Grandparents are stepping up in many cases to help their grandchildren with college education costs, according to Fidelity’s “Grandparents and College Savings Study,” released Thursday.

Grandparents who are saving or plan to save for their grandchildren’s education think they will contribute a median amount of $25,000, and 35 percent expect to contribute $50,000 or more, the survey says.

The survey included 1,001 people 45 years of age or older who have at least one grandchild under the age of 18.

Fifty-three percent of those surveyed are saving or plan to save for their grandchildren’s college costs, and 35 percent are contributing to a savings plan on a monthly basis.

In many families, grandparents are taking part in college planning discussions, the survey shows. Sixty-nine percent of grandparents acknowledge talking to their children about college issues, including the total cost of college and how the family will pay for it. Fifty-three percent talk directly with their grandchildren as well, Fidelity says.

Although some reports have shown a declining awareness of 529 college savings plans, Fidelity reports a 12 percent increase in the number of new retail 529 accounts opened by grandparents during the first four months of 2014 from the same period last year. Overall, approximately 15 percent of Fidelity-managed retail 529 accounts are owned by grandparents.

The majority of grandparents (72 percent) think it is important to help grandchildren pay for their college education.
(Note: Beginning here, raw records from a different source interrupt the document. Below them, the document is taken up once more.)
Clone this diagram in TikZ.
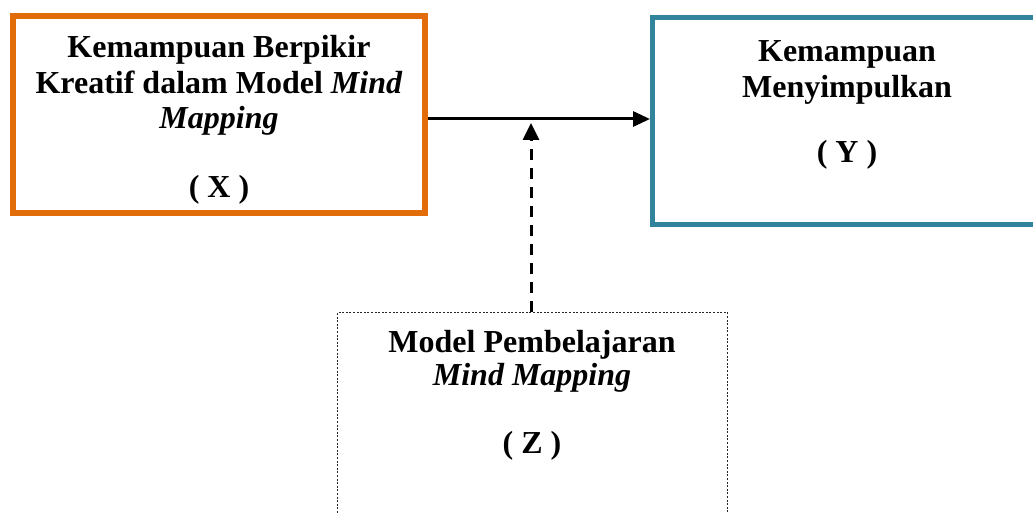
\documentclass[tikz,border=0pt]{standalone}
\usepackage{fontspec}
\setmainfont{Liberation Serif}
\usetikzlibrary{arrows.meta}
\definecolor{boxorange}{HTML}{E36C0A}
\definecolor{boxteal}{HTML}{31849B}
\tikzset{
  frame/.style={draw, rectangle, inner sep=0pt, fill=none},
  xframe/.style={frame, draw=boxorange, line width=6pt, minimum width=412pt, minimum height=197pt},
  yframe/.style={frame, draw=boxteal, line width=5pt, minimum width=389pt, minimum height=207pt},
  zframe/.style={frame, draw=black!85, line width=1pt, dash pattern=on 2pt off 1.6pt, minimum width=390pt, minimum height=227.5pt},
  label/.style={anchor=base, inner sep=0pt, font=\fontsize{32}{36}\selectfont\bfseries},
  mainarrow/.style={line width=3pt, -{Triangle[length=17pt,width=15pt]}},
  dasharrow/.style={line width=3pt, dash pattern=on 11pt off 8pt, -{Triangle[length=17pt,width=16pt]}}
}
\begin{document}
\begin{tikzpicture}[x=1pt,y=-1pt]
\useasboundingbox (0,0) rectangle (1033,513);
\node[xframe] (X) at (219,114.5) {};
\node[yframe] (Y) at (847,121) {};
\node[zframe] (Z) at (532.5,426.25) {};
% texts of X
\node[label] (x1) at (219,58) {Kemampuan Berpikir};
\node[label] (x2) at (219,94) {Kreatif dalam Model \textit{Mind}};
\node[label] (x3) at (219,129) {\textit{Mapping}};
\node[label] (x4) at (219,197) {( X )};
% texts of Y
\node[label] (y1) at (847,62) {Kemampuan};
\node[label] (y2) at (847,98) {Menyimpulkan};
\node[label] (y3) at (847,163) {( Y )};
% texts of Z
\node[label] (z1) at (532,352.5) {Model Pembelajaran};
\node[label] (z2) at (532,385) {\textit{Mind Mapping}};
\node[label] (z3) at (532,453) {( Z )};
% connectors
\coordinate (mid) at (531,119);
\coordinate (tip) at (531,123);
\draw[mainarrow] (X.east |- mid) -- (Y.west |- mid);
\draw[dasharrow] (Z.north -| tip) -- (tip);
\end{tikzpicture}
\end{document}
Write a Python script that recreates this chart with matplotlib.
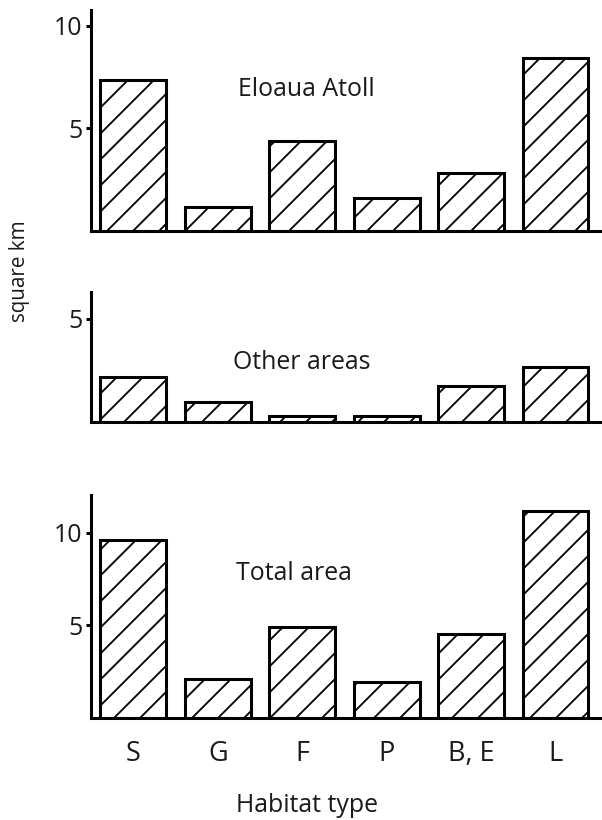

Among those who talk to their adult children about a grandchild’s college education, 59 percent give advice about saving for college at least once a year, the survey shows.

“The study indicates that many grandparents value a college education and consider it an important component to providing young people with the best opportunity to succeed,” the report says. “More than a third (37 percent) say they worry about their grandchild’s ability to attend college without incurring significant student loan debt.”

Fidelity urges financial advisors to take advantage of the college conversation to build a relationship with their clients’ children and grandchildren.